Parstatin, a Novel Protease-Activated Receptor 1–Derived Inhibitor of Angiogenesis

  1. Michael B. Duncan1 and
  2. Raghu Kalluri123
  1. 1 Division of Matrix Biology, Department of Medicine, Beth Israel Deaconess Medical Center and Harvard Medical School, Boston, MA 02215
  2. 2 Department of Biological Chemistry and Molecular Pharmacology, Harvard Medical School, Boston, MA 02215
  3. 3 Harvard-MIT Division of Health Sciences and Technology, Boston, MA 02215

    Abstract

    Angiogenesis, the process of forming new blood vessels, is a well established and clinically relevant feature of a variety of disease states. Whether blood vessels sprout in a given tissue environment depends on the balance between factors that stimulate angiogenesis and those that impede it.
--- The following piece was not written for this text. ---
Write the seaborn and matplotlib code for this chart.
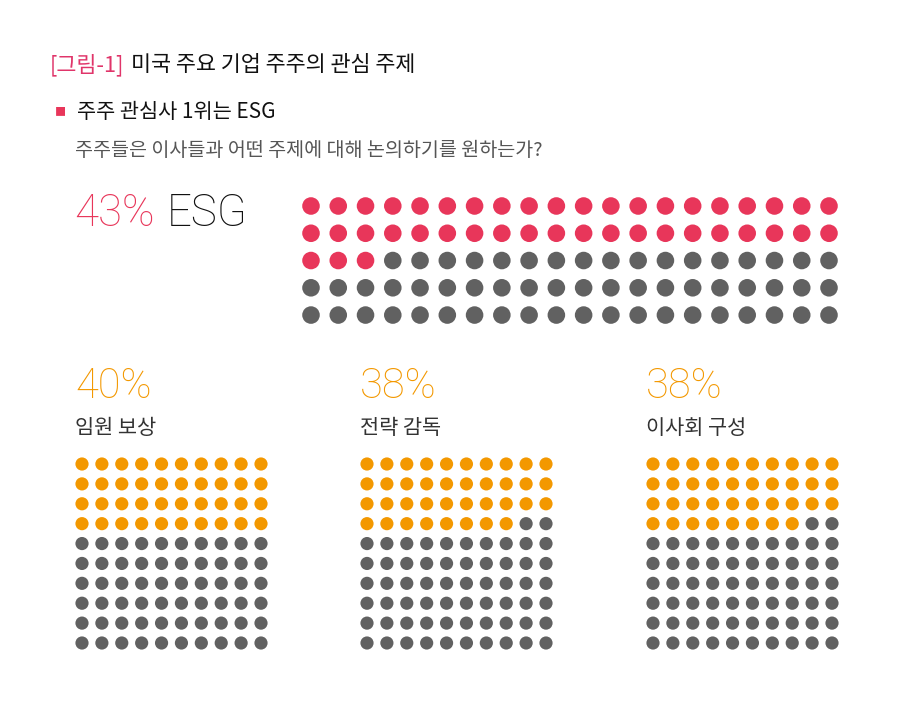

Potent pro-angiogenic factors such as vascular endothelial growth factor (VEGF) have been identified, validated, and successfully used in the clinic. Likewise, anti-angiogenic factors are also emerging as biologically relevant and therapeutically useful entities. PAR1 is a G protein–coupled receptor (GPCR) that participates in hemostasis and vascular development and that mediates the angiogenic activity of thrombin. PAR1 is activated through proteolytic cleavage of its first forty-one extracellular residues by a variety of proteases, most notably thrombin. However, little effort has focused on the forty-one–residue peptide fragment liberated during PAR1 activation. Tsopanoglou and colleagues have now demonstrated that this peptide, parstatin, has intriguing antiangiogenic activity, and, in a follow-up study, they demonstrate its potential pharmacological utility using a rat model of ischemic heart disease.